The purpose of us doing this analysis and exposing ourselves to potential praises/criticisms is twofold:
External motivation: to be transparent to potential and existing users about our capability. Also to make clear to these people about what they can and cannot expect from Recompound.
Internal motivation: to reflect on what we did well and not too well. And for portfolios that have not performed, we would develop a plan to rectify them.
Before we talk about performance, let’s talk about our clients. Remember: no clients no performance. Also, having hundreds of clients hopefully demonstrates that “performance” is not as simple as displaying a line chart on our website (but we’ll work on it) 🙂
Our clients
We are happy that the number of people who trust us continue to grow modestly but consistently.

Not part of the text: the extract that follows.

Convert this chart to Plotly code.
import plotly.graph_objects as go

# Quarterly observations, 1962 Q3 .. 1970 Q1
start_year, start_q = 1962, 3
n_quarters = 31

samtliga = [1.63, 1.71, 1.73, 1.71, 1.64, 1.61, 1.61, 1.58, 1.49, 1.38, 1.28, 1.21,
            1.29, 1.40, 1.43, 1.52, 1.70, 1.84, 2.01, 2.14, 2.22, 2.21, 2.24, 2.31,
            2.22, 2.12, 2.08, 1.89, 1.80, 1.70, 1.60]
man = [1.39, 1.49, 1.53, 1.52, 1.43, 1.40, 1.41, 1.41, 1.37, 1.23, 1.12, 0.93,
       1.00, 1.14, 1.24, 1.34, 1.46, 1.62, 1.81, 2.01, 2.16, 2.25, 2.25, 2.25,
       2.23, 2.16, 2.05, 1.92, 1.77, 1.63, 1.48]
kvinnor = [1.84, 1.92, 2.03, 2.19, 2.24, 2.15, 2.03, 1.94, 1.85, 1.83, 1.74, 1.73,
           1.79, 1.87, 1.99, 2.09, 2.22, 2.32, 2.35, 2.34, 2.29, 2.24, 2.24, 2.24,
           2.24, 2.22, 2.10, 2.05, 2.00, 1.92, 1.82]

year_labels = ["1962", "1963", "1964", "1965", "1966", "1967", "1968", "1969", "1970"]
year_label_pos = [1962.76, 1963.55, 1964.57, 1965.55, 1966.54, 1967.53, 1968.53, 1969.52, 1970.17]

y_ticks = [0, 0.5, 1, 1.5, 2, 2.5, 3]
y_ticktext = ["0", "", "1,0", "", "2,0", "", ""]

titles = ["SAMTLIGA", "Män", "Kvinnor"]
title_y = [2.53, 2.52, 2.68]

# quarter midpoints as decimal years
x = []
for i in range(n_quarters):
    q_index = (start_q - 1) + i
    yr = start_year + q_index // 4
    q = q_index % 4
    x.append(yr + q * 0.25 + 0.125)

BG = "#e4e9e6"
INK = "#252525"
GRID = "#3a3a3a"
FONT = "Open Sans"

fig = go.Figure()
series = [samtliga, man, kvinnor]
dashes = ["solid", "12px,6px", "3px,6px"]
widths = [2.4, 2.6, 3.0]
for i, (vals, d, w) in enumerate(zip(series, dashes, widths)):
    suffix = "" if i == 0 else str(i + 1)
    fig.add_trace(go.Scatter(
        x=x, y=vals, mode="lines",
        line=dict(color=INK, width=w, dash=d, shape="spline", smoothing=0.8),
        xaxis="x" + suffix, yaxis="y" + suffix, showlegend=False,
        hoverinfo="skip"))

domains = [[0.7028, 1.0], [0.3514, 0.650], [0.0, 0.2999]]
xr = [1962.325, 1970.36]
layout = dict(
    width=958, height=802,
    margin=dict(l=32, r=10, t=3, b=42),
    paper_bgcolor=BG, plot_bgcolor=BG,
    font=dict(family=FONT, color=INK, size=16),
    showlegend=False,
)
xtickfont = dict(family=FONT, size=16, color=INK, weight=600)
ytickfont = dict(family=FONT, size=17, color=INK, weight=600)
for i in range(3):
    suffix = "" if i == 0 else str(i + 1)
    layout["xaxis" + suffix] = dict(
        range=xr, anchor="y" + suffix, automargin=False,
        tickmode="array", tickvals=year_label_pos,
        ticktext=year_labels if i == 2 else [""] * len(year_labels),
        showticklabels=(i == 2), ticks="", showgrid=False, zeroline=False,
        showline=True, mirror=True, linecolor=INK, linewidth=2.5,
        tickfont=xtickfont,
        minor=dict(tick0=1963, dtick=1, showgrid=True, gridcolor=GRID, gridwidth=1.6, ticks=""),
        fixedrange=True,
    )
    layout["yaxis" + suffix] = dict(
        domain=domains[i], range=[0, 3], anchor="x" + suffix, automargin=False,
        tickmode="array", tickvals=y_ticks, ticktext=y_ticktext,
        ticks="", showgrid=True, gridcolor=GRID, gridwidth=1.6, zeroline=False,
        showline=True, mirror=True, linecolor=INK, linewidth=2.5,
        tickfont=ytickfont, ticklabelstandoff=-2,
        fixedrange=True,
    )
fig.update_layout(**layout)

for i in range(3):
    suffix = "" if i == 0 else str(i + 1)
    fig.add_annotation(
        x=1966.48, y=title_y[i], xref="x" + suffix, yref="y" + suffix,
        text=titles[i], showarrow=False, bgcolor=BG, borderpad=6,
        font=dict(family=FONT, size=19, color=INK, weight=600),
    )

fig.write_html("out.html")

First, we barely spend money on advertising. We do not spend any money on billboards, giving free money (vouchers), or paying influencers. All our marketing efforts is done in-house by the founding members and we rely on two strategies: (1) communicating as transparently and as genuinely as possible; (2) delivering the best service possible to our users, so that our users become our marketers. If we are to be honest with you, the reason we barely spend money on advertising is because we are a new company with minimal resources, and cannot afford to hire marketing experts. Also the reason why our user growth has been modest is perhaps due to our limited marketing knowledge. But we keep on trying and learning, and eventually found that the two aforementioned strategies were the ones that work. (Inputs from marketing experts are very welcome here!)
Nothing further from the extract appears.